While nothing unusual was in the data, claims for Louisiana were estimated because the state was switching to a new system for handling applications, according to the Labor Department.

Estimates of 46 economists in the Bloomberg survey for weekly jobless claims ranged from 230,000 to 284,000.

The four-week moving average, a less volatile measure than the weekly claims numbers, was little changed at 270,500 last week after 270,750. That compares with an average of 271,000 during the comparable employment survey period for November. The economy added 211,000 workers last month, more than projected, and the unemployment rate held at 5%.

The number of people continuing to receive jobless benefits also was little changed, at 2.24 million in the week ended Dec. 5. The unemployment rate among people eligible for benefits held at 1.7%. These data are reported with a one-week lag.

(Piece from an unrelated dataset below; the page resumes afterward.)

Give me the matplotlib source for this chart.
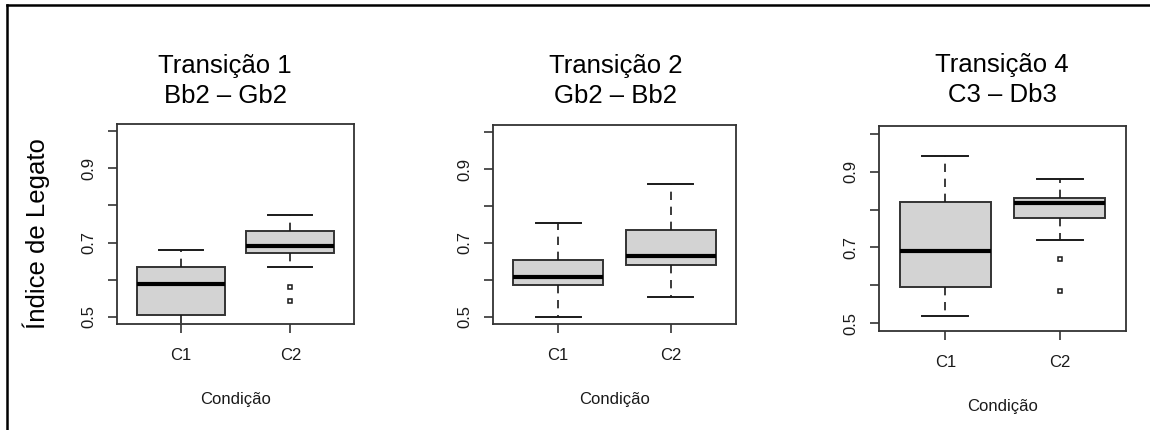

Initial jobless claims reflect weekly firings, and a sustained low level of applications has typically coincided with faster job gains. Many layoffs also may reflect company- or industry-specific causes, such as cost-cutting or business restructuring, rather than underlying labor market trends.

Fed policymakers, who concluded a two-day meeting Dec. 16, said “a range of recent labor market indicators, including ongoing job gains and declining unemployment, shows further improvement and confirms that underutilization of labor resources has diminished appreciably since early this year.”

The Federal Open Market Committee unanimously voted to set the new target range for the federal funds rate at 0.25% to 0.5%, up from zero to 0.25%. Policymakers separately forecast an appropriate rate of 1.375% at the end of 2016, the same as September, implying four quarter-point increases in the target range next year, based on the median number from 17 officials.

Another report Dec. 17 showed the current-account deficit widened 11.7% in the third quarter to $124.1 billion, the biggest gap since the last three months of 2008. The shortfall largely was accounted for by a decline in the surplus on primary income and more U.S. government grants to foreigners, according to the Commerce Department.